* [What you should do] Give an exact copy of every line, leaving images out.

"""

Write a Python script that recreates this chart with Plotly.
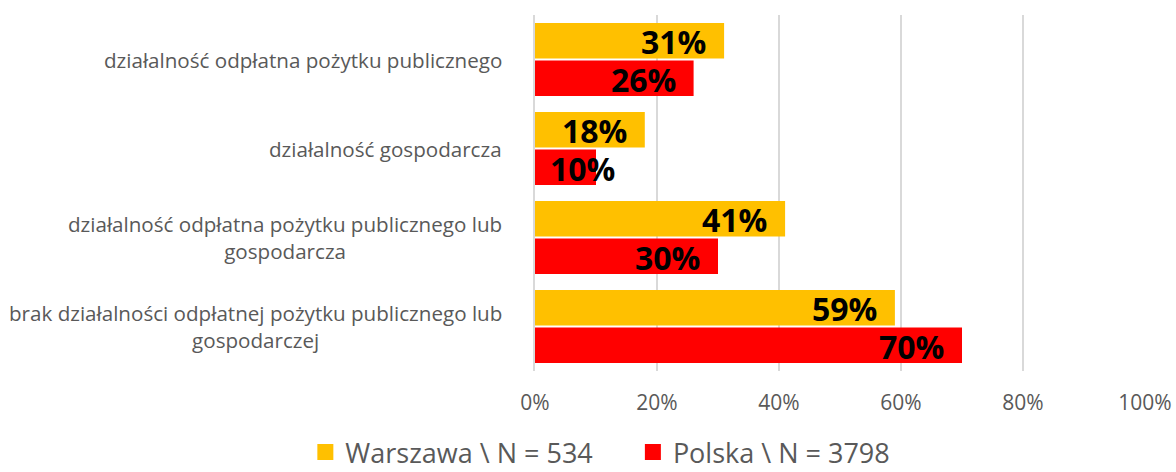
import plotly.graph_objects as go

categories = [
    "działalność odpłatna pożytku publicznego",
    "działalność gospodarcza",
    "działalność odpłatna pożytku publicznego lub<br>gospodarcza",
    "brak działalności odpłatnej pożytku publicznego lub<br>gospodarczej",
]
warszawa = [31, 18, 41, 59]
polska = [26, 10, 30, 70]
series_names = ["Warszawa \\ N = 534", "Polska \\ N = 3798"]
colors = ["#FFC000", "#FF0000"]
tick_vals = [0, 20, 40, 60, 80, 100]
tick_text = ["0%", "20%", "40%", "60%", "80%", "100%"]

FONT = "Open Sans"
fig = go.Figure()
for i, (name, vals, col) in enumerate(zip(series_names, [warszawa, polska], colors)):
    fig.add_trace(go.Bar(
        y=categories, x=vals, orientation="h", name=name,
        marker=dict(color=col, line=dict(width=0)),
        showlegend=False, hoverinfo="skip",
    ))
    legend_label = name + ("\u00a0" * 5 if i == 0 else "")
    fig.add_trace(go.Scatter(
        x=[None], y=[None], mode="markers", name=legend_label,
        marker=dict(symbol="square", size=18, color=col),
    ))

# value labels (inside end of each bar)
for si, vals in enumerate([warszawa, polska]):
    for cat, v in zip(categories, vals):
        fits = v >= 15
        fig.add_annotation(
            x=v, y=cat, xref="x", yref="y", text=f"<b>{v}%</b>", showarrow=False,
            xanchor="right" if fits else "center",
            xshift=-16 if fits else -14,
            yshift=18 if si == 0 else -20,
            font=dict(family=FONT, size=32, color="black"),
        )

for c in categories:
    fig.add_annotation(
        x=0, xref="paper", y=c, yref="y", text=c, showarrow=False,
        xanchor="right", xshift=-31, align="center",
        font=dict(family=FONT, size=20.6, color="#595959"),
    )

fig.update_layout(
    width=1176, height=472,
    margin=dict(l=535, r=31, t=15, b=101, autoexpand=False),
    paper_bgcolor="white", plot_bgcolor="white",
    barmode="group", bargap=0.16, bargroupgap=0.05,
    font=dict(family=FONT, color="#595959"),
    legend=dict(orientation="h", x=0.5105, xanchor="center", xref="container",
                y=-0.229, yanchor="middle", yref="paper",
                font=dict(family=FONT, size=27, color="#595959"),
                itemsizing="trace", itemwidth=30, tracegroupgap=0),
    xaxis=dict(range=[0, 100], tickvals=tick_vals, ticktext=tick_text,
               showgrid=True, gridcolor="#D9D9D9", gridwidth=1.5,
               zeroline=False, showline=False, automargin=False,
               tickfont=dict(family=FONT, size=21, color="#595959"),
               ticklabelstandoff=17, ticks=""),
    yaxis=dict(autorange="reversed", showticklabels=False, showgrid=False,
               showline=True, linecolor="#D9D9D9", linewidth=1.5, ticks="",
               automargin=False),
)
fig.write_html("out.html", config={"displayModeBar": False},
               post_script="document.body.style.margin='0';")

"""

* [Right answer]
Write a Python script that recreates this chart with Plotly.
import plotly.graph_objects as go

categories = [
    "działalność odpłatna pożytku publicznego",
    "działalność gospodarcza",
    "działalność odpłatna pożytku publicznego lub<br>gospodarcza",
    "brak działalności odpłatnej pożytku publicznego lub<br>gospodarczej",
]
warszawa = [31, 18, 41, 59]
polska = [26, 10, 30, 70]
series_names = ["Warszawa \\ N = 534", "Polska \\ N = 3798"]
colors = ["#FFC000", "#FF0000"]
tick_vals = [0, 20, 40, 60, 80, 100]
tick_text = ["0%", "20%", "40%", "60%", "80%", "100%"]

FONT = "Open Sans"
fig = go.Figure()
for i, (name, vals, col) in enumerate(zip(series_names, [warszawa, polska], colors)):
    fig.add_trace(go.Bar(
        y=categories, x=vals, orientation="h", name=name,
        marker=dict(color=col, line=dict(width=0)),
        showlegend=False, hoverinfo="skip",
    ))
    legend_label = name + ("\u00a0" * 5 if i == 0 else "")
    fig.add_trace(go.Scatter(
        x=[None], y=[None], mode="markers", name=legend_label,
        marker=dict(symbol="square", size=18, color=col),
    ))

# value labels (inside end of each bar)
for si, vals in enumerate([warszawa, polska]):
    for cat, v in zip(categories, vals):
        fits = v >= 15
        fig.add_annotation(
            x=v, y=cat, xref="x", yref="y", text=f"<b>{v}%</b>", showarrow=False,
            xanchor="right" if fits else "center",
            xshift=-16 if fits else -14,
            yshift=18 if si == 0 else -20,
            font=dict(family=FONT, size=32, color="black"),
        )

for c in categories:
    fig.add_annotation(
        x=0, xref="paper", y=c, yref="y", text=c, showarrow=False,
        xanchor="right", xshift=-31, align="center",
        font=dict(family=FONT, size=20.6, color="#595959"),
    )

fig.update_layout(
    width=1176, height=472,
    margin=dict(l=535, r=31, t=15, b=101, autoexpand=False),
    paper_bgcolor="white", plot_bgcolor="white",
    barmode="group", bargap=0.16, bargroupgap=0.05,
    font=dict(family=FONT, color="#595959"),
    legend=dict(orientation="h", x=0.5105, xanchor="center", xref="container",
                y=-0.229, yanchor="middle", yref="paper",
                font=dict(family=FONT, size=27, color="#595959"),
                itemsizing="trace", itemwidth=30, tracegroupgap=0),
    xaxis=dict(range=[0, 100], tickvals=tick_vals, ticktext=tick_text,
               showgrid=True, gridcolor="#D9D9D9", gridwidth=1.5,
               zeroline=False, showline=False, automargin=False,
               tickfont=dict(family=FONT, size=21, color="#595959"),
               ticklabelstandoff=17, ticks=""),
    yaxis=dict(autorange="reversed", showticklabels=False, showgrid=False,
               showline=True, linecolor="#D9D9D9", linewidth=1.5, ticks="",
               automargin=False),
)
fig.write_html("out.html", config={"displayModeBar": False},
               post_script="document.body.style.margin='0';")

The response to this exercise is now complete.